From the get-go Monday night, Georgia players ran in the open prairies of their own creation and reflective of their own array of threats, from 25-year-old quarterback Stetson Bennett IV streaming in through gaping space for a 21-yard touchdown run that opened the scoring, to Ladd McConkey catching a 37-yard touchdown pass from Bennett on which McConkey ran so unbothered he looked kind of lonely, to tight end Brock Bowers making precise catches of precise throws to amass seven catches for 152 yards and a masterful third-quarter touchdown.

If you needed Georgia to demonstrate it could whoosh down the field in a hurry, it could do that, with drives such as four plays for 70 yards, five for 57 or four for 55. If you needed it to show it could plod along effectively, it could do that, with 11 plays for 92 yards or 11 plays for 66 yards. If you wished for schemes that left people gapingly open, they had those, and if you wished for precision passes like Bennett’s 22-yard touchdown pass to a well-guarded Adonai Mitchell that made it 38-7 at halftime, they had those.

“[They] kind of just executed on our misalignments and kept scoring on those,” TCU linebacker Dee Winters said. “We kept beating ourselves up, just overthinking, trying to run to fast to the ball and things of that nature.”

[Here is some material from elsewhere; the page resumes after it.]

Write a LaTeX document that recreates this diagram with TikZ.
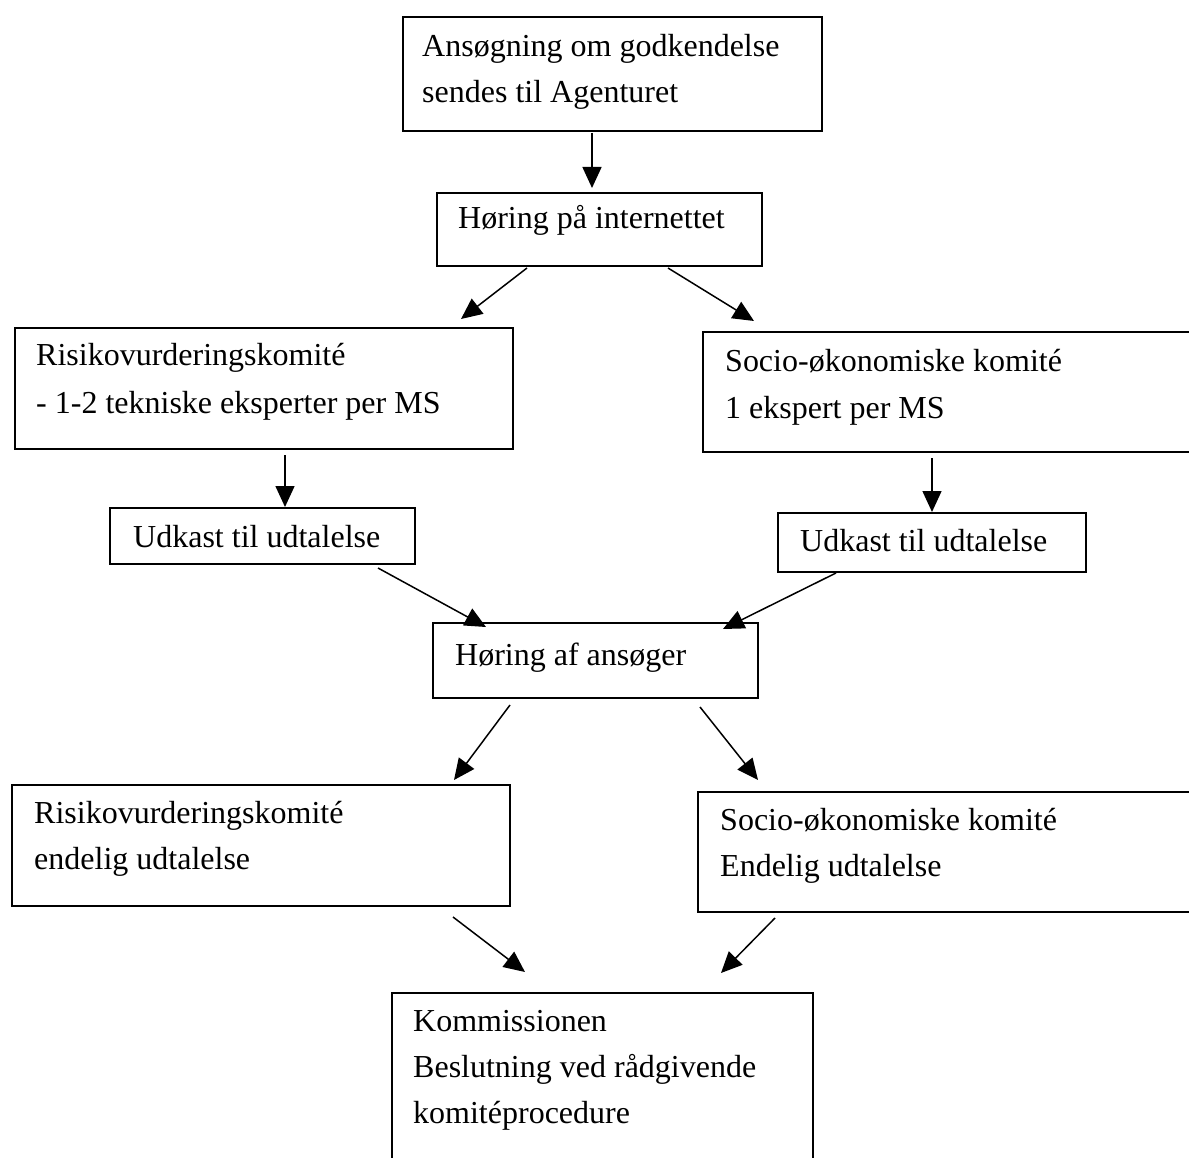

In defense of that defense, people often undergo personality disruptions in the presence of greatness. Georgia hogged 589 yards with beautiful balance of 254 (ground) and 335 (air), and Bennett floated in the quarterback-rating clouds all game long before landing on a delirious 226.9, which Smart called “amazing” and “probably his best game of his career,” and Bennett passed 18 for 25 for 304 yards and four touchdowns, rushed for 39 and two more scores, and earned his second consecutive offensive MVP in national title games.

“And,” Smart said, “when you have a quarterback that can do the protections and check things and know what the defense is doing, yet still beat you with his feet, you have a high-level quarterback.”

Stetson Bennett always had star potential. Just ask Georgia’s scout team.

That’s a high-level quarterback from Georgia who walked on at Georgia in 2017, transferred from Georgia to a Mississippi junior college in 2018, then transferred back to Georgia in 2019 even as his own coaches joined in making him overlooked. Then all these years later, he’s a two-title quarterback who spent his final college quarter on the sideline with calm nerve endings after Smart called timeout to give Bennett a curtain call of which Bennett said, “The huddle, I told all the guys, ‘What are we doing? Why don’t we have a play?’” Then he grasped the reason and felt emotional “in the huddle, just as simple as it is, just one last huddle with the guys, you know?”

Yet all the while, something just as artistic happened elsewhere in the game stats, even if it was the kind of art that causes bruises. A TCU team (13-2) that only once gained fewer than 377 yards in a game all its giddy season suddenly gained 188. A darling of an unlikely finalist that rushed for 263 yards in a dreamy Fiesta Bowl semifinal win over Michigan suddenly rushed for 36. Where 32 pretty first downs went to Georgia, nine gnarly ones went to TCU. TCU’s best player, wide receiver Quentin Johnston, caught one pass for three yards. A portentous early sack saw TCU star quarterback Max Duggan with a harsh committee of defenders around him: Jalen Carter, Nazir Stackhouse and Smael Mondon.

“I mean, they were good up front,” Duggan said. “They had some good blitzes, some good pressures that got through. I held onto the ball a little bit too long, wasn’t getting through reads, was kind of causing trouble for the offensive line myself. It was kind of on me. But . . .”

But: “They had some good schemes.”

Brewer: TCU was a deserving finalist and college football is better with variety

“As a kid, you know, you always dream of moments like this,” said Georgia defensive back Javon Bullard, who intercepted two passes.

It all sent that former defender and defensive coach Smart on a near-soliloquy about his defensive scout team, and it all looked like TCU had come across something bigger and faster and mightier than it had seen. It’s something that reigns — and rains red-and-black — over the football country now, standing 81-15 in the seven-season tenure of Smart, the former Georgia defensive back who once coordinated the defense of another dynasty, Alabama. His latest Georgia team would find “a consistency of performance [that] is hard to find,” Smart said, and he would express admiration for that. And those watching Georgia, especially those in Georgia red and black, would know they had seen a level rare in all the years of the art.

“It seems like for the past three of four months,” Bennett said, “we’ve been looking to see if somebody could beat us, and we just ran out of games.”

And then he finished: “Nobody could.”